## What to produce
Repeat, exactly and only, the lines from the beginning of the data through the line with "# times are". Pictures are left out.

Charts and diagrams as code:
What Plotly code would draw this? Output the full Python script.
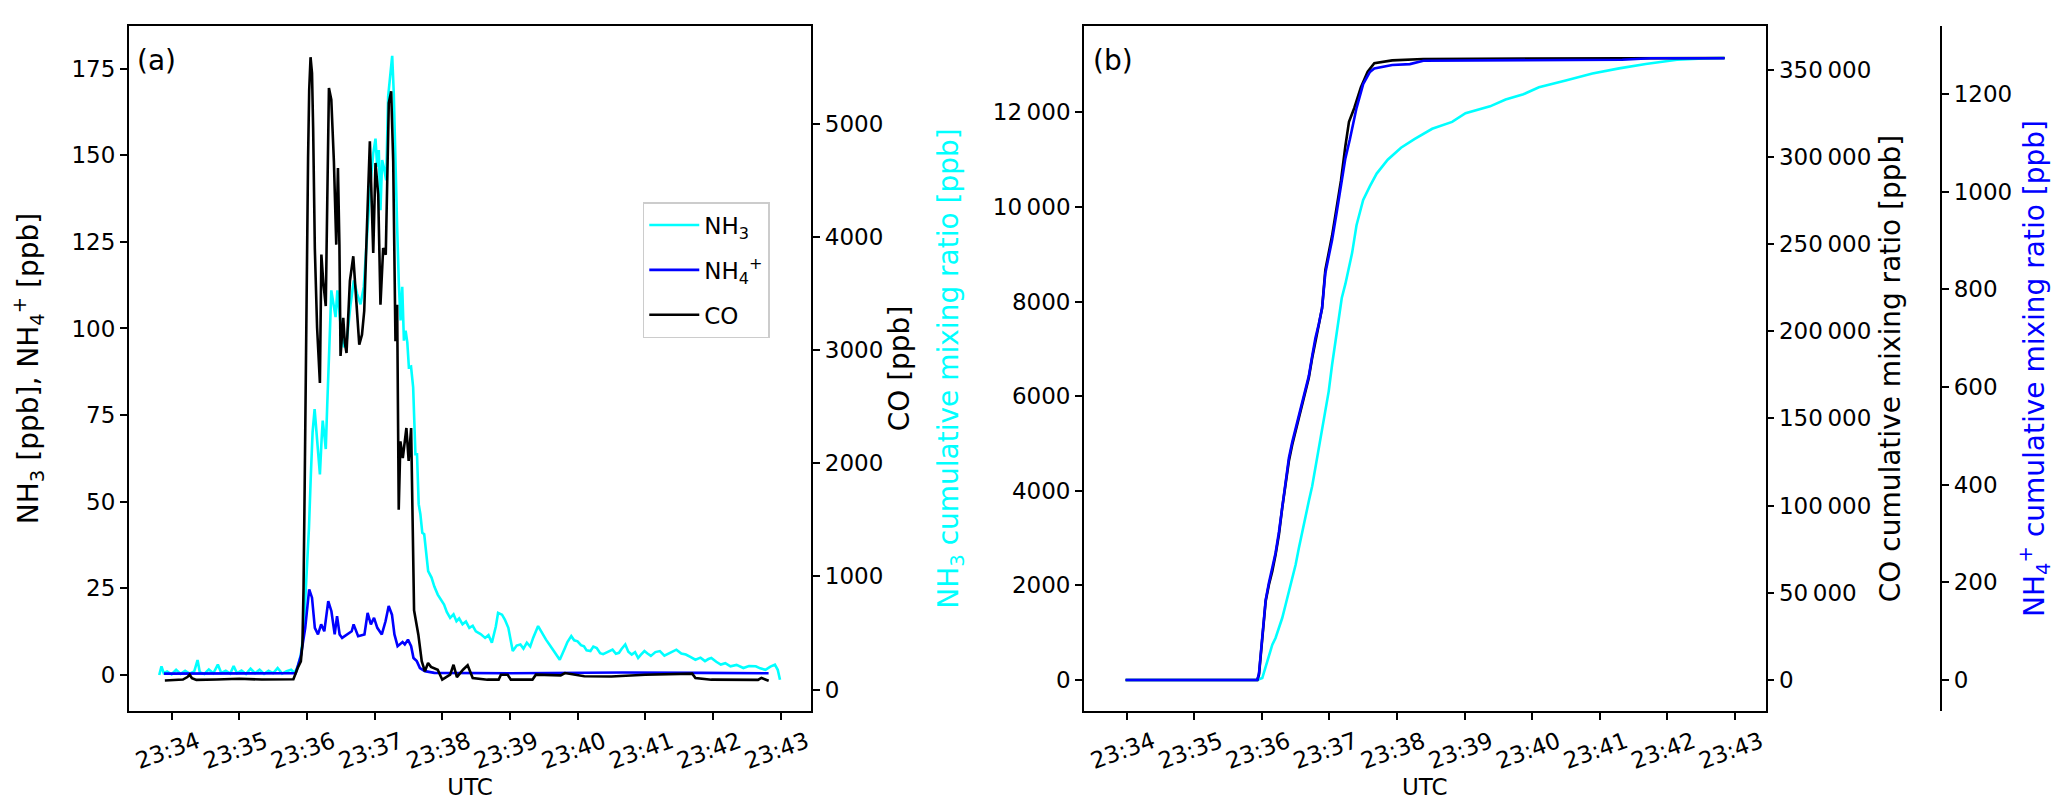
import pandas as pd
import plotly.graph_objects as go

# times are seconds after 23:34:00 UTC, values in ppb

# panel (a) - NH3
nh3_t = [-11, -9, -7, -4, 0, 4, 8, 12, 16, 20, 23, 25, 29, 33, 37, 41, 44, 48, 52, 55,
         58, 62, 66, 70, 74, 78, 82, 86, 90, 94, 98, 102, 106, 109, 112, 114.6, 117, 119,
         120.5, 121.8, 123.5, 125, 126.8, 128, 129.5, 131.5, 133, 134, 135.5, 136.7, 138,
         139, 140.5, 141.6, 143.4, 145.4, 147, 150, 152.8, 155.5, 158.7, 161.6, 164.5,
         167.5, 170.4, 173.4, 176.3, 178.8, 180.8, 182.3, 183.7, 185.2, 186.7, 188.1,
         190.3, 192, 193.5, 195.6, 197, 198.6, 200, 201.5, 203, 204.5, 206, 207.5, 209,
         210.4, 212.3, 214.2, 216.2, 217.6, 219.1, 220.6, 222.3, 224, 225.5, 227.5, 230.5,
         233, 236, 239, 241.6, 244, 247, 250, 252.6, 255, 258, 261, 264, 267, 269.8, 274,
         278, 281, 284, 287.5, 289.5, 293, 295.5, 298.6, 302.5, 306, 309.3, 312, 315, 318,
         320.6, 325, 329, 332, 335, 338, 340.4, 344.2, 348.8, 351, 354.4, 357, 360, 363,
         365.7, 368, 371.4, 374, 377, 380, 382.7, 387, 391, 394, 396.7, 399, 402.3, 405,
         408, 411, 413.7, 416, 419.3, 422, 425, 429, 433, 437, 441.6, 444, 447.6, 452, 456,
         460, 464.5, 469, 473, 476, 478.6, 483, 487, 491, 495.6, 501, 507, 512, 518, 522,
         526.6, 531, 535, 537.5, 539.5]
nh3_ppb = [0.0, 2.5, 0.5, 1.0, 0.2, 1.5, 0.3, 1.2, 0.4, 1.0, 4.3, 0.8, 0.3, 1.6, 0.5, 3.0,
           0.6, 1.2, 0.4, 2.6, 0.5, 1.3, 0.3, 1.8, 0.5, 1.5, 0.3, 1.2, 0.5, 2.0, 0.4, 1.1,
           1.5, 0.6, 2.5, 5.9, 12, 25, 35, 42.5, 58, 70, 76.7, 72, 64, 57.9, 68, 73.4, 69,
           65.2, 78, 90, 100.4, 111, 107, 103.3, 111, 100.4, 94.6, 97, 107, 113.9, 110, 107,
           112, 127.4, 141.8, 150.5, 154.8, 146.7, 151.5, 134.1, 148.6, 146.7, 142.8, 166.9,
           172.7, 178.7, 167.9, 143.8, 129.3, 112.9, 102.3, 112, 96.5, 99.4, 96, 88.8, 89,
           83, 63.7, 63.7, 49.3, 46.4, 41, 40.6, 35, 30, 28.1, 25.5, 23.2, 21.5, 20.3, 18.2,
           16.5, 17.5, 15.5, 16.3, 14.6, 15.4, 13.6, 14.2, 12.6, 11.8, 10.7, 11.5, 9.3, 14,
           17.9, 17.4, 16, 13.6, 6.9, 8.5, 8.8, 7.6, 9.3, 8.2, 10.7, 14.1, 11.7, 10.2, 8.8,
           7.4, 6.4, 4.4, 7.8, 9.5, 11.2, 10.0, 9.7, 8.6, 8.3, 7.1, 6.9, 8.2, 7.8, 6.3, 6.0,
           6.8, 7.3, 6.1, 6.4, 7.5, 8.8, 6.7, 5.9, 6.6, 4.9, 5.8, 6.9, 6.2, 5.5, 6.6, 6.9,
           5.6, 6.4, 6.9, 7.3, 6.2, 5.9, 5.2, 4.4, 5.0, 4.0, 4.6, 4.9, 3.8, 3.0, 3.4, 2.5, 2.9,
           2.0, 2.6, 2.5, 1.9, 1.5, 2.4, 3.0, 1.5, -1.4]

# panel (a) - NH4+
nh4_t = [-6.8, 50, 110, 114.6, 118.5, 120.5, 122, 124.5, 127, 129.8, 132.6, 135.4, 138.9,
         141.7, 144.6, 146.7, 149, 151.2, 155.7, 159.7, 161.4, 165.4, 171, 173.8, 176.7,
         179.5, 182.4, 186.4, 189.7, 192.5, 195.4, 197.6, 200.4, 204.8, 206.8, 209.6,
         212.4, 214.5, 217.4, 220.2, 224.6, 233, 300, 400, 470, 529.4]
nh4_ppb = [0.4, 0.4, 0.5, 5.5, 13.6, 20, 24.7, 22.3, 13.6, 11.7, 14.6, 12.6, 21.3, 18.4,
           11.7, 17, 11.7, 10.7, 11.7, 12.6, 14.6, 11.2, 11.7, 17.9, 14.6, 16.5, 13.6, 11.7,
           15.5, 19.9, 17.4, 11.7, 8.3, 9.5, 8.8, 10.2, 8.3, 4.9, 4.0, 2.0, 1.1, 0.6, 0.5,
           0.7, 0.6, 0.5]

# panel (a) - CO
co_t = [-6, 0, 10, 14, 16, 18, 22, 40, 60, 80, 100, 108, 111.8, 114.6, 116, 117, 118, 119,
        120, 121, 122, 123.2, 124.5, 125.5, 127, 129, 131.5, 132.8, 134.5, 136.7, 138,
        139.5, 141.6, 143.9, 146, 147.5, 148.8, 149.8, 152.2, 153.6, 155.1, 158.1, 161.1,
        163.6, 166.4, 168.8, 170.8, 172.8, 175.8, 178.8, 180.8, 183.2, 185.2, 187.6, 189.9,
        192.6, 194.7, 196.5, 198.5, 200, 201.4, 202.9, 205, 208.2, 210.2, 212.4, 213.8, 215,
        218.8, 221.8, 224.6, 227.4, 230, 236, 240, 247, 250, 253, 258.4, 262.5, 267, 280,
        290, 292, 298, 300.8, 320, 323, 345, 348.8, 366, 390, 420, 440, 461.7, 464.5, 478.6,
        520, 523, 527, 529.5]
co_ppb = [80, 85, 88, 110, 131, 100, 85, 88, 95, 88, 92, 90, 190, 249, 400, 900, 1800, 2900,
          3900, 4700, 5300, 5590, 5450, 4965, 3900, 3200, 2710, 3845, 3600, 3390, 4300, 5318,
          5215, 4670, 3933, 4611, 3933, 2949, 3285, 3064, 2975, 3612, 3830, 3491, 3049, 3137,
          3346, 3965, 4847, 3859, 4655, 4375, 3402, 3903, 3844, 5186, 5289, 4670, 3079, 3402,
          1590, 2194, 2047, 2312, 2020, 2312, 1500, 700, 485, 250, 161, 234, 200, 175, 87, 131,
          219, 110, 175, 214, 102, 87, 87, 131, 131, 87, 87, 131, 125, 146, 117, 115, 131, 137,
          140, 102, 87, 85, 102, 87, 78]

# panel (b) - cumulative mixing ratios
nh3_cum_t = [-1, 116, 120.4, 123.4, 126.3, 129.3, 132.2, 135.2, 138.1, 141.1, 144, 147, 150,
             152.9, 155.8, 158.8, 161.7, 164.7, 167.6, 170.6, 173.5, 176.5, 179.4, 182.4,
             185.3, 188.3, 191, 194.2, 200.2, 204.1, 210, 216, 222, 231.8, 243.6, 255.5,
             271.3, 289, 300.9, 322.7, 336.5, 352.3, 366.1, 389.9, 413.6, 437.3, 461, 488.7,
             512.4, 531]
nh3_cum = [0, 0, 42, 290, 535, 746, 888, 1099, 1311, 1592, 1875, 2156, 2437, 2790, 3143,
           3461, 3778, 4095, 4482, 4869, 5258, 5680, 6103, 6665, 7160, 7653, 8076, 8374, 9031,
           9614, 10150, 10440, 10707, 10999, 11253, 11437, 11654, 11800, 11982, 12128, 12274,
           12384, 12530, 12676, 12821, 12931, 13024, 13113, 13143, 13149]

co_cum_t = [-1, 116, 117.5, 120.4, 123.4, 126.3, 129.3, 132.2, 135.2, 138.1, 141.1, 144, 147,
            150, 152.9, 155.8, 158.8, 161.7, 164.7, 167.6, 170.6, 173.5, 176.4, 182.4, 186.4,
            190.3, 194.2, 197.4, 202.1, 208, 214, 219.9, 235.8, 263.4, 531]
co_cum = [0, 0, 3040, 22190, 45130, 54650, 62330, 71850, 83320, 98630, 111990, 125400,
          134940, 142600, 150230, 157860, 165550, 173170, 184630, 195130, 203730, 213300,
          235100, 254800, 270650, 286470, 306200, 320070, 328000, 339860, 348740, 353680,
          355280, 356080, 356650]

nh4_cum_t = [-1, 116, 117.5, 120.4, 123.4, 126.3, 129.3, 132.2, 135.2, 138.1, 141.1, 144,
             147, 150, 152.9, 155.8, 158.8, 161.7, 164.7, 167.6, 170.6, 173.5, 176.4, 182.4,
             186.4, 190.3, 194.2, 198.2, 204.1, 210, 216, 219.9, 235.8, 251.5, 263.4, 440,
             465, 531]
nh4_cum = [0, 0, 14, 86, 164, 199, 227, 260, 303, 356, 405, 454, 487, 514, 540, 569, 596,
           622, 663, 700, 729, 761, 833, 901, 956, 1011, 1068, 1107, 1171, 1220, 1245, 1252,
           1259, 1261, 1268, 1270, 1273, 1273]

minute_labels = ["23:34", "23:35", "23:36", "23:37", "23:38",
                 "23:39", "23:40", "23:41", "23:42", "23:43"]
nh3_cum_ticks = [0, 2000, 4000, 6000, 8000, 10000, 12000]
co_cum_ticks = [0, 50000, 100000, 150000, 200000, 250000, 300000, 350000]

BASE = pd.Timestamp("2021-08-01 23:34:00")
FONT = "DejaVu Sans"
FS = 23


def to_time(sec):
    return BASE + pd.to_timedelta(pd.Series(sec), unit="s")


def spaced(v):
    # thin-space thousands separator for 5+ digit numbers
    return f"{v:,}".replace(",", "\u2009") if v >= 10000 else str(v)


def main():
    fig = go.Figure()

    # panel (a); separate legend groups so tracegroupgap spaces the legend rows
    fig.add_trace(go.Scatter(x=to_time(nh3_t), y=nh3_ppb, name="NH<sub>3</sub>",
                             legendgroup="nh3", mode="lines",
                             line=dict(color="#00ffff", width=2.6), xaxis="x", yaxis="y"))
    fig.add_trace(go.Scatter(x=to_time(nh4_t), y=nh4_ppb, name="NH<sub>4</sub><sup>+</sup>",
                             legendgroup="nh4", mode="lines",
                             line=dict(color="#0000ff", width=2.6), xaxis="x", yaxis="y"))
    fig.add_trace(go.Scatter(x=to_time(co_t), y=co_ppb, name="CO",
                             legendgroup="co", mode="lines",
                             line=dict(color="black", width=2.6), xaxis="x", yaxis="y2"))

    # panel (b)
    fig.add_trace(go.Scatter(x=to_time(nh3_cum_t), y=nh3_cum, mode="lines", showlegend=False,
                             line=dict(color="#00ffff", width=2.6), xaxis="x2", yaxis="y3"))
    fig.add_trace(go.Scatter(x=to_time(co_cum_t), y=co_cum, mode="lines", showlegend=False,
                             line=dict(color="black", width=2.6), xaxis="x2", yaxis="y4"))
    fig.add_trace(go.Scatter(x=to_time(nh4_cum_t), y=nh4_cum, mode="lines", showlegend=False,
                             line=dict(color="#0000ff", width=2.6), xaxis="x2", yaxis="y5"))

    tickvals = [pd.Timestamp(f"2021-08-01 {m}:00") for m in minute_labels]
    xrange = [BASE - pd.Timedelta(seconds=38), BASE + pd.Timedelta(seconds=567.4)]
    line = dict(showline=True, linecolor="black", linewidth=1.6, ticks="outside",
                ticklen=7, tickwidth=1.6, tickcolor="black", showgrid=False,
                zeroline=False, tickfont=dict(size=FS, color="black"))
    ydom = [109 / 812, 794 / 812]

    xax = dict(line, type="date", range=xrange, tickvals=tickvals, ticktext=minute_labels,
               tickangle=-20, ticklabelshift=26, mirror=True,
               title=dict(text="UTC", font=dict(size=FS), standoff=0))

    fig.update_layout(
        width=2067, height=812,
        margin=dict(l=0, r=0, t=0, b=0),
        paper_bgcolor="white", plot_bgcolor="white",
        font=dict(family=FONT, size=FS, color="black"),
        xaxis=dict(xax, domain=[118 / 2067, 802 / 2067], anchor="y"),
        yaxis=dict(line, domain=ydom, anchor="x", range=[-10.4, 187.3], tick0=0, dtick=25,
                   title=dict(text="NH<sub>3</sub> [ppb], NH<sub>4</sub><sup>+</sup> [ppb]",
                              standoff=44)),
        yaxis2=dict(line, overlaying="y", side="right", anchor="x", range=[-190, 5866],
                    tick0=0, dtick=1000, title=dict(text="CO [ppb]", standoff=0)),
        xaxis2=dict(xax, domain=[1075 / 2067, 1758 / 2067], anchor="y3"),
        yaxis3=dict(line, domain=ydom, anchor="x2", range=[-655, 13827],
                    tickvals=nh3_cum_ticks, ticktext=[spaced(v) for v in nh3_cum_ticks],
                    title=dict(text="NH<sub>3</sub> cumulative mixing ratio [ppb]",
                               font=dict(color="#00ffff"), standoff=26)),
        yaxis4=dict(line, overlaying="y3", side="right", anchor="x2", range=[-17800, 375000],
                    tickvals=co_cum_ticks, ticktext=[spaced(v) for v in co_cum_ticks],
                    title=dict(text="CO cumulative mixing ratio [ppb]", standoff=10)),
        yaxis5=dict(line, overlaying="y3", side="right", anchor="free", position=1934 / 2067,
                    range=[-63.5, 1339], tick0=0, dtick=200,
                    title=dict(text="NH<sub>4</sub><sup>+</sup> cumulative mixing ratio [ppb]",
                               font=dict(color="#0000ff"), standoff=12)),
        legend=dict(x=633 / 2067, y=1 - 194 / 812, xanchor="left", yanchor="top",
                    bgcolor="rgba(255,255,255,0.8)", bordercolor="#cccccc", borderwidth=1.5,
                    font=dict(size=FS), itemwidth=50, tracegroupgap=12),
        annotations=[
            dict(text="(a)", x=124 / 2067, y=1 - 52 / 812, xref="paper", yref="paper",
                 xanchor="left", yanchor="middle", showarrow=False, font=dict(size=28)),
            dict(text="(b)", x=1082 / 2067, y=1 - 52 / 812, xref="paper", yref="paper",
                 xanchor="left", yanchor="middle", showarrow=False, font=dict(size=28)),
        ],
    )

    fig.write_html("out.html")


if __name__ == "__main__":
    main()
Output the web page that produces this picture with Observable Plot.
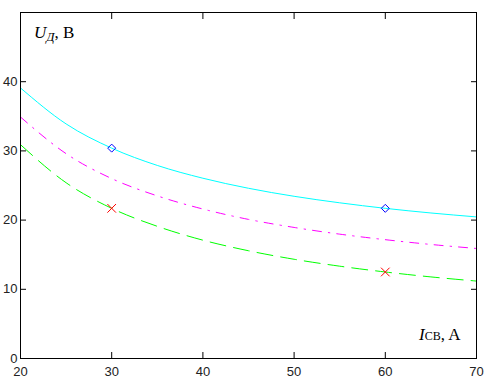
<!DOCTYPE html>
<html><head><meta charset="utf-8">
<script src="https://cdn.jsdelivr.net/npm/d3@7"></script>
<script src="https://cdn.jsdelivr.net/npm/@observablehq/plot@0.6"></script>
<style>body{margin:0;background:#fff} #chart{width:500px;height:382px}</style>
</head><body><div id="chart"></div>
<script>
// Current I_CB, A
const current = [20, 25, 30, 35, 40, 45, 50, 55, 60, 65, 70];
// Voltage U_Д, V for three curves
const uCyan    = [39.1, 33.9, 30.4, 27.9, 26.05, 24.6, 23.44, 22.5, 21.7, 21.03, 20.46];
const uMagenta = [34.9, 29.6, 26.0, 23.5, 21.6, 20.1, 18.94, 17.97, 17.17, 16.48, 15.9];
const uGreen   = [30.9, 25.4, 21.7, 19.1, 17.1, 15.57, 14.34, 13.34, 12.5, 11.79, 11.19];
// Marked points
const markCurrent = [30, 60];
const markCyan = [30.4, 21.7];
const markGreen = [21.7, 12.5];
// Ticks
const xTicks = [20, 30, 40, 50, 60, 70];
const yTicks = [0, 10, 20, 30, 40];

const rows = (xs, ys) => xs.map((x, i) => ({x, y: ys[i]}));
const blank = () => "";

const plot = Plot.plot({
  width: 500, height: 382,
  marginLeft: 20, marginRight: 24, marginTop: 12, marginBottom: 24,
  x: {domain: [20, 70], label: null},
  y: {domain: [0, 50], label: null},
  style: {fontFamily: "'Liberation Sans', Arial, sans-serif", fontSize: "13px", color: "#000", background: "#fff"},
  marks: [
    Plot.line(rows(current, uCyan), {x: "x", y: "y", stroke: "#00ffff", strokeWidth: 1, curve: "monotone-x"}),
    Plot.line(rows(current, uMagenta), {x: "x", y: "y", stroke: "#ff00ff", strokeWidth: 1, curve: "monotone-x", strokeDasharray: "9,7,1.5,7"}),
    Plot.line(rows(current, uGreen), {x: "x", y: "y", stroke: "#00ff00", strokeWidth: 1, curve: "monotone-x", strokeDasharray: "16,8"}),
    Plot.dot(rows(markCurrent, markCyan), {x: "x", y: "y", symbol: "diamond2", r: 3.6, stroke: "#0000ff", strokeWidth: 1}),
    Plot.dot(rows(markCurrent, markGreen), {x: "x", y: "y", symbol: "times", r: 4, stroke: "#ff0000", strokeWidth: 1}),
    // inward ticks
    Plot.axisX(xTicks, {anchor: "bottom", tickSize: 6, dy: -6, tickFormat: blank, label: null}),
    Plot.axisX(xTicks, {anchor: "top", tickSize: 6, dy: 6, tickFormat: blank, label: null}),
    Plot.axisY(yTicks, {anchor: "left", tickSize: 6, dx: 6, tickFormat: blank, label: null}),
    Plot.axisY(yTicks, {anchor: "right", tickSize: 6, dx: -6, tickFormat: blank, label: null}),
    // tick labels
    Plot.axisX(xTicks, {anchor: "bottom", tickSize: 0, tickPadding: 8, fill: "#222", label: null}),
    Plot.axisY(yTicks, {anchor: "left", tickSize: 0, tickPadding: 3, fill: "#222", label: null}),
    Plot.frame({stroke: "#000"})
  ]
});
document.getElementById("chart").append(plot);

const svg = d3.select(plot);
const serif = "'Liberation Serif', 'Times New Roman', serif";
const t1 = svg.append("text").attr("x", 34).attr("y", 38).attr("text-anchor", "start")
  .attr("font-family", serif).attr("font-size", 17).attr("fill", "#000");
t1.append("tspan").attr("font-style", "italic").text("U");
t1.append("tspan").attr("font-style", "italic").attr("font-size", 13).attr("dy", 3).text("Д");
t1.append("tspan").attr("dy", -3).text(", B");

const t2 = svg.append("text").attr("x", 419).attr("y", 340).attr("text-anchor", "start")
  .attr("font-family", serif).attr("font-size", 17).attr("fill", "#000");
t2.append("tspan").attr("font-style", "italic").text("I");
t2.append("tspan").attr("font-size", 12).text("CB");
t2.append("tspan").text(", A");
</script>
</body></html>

## Full output
What Plotly code would draw this? Output the full Python script.
import pandas as pd
import plotly.graph_objects as go

# times are seconds after 23:34:00 UTC, values in ppb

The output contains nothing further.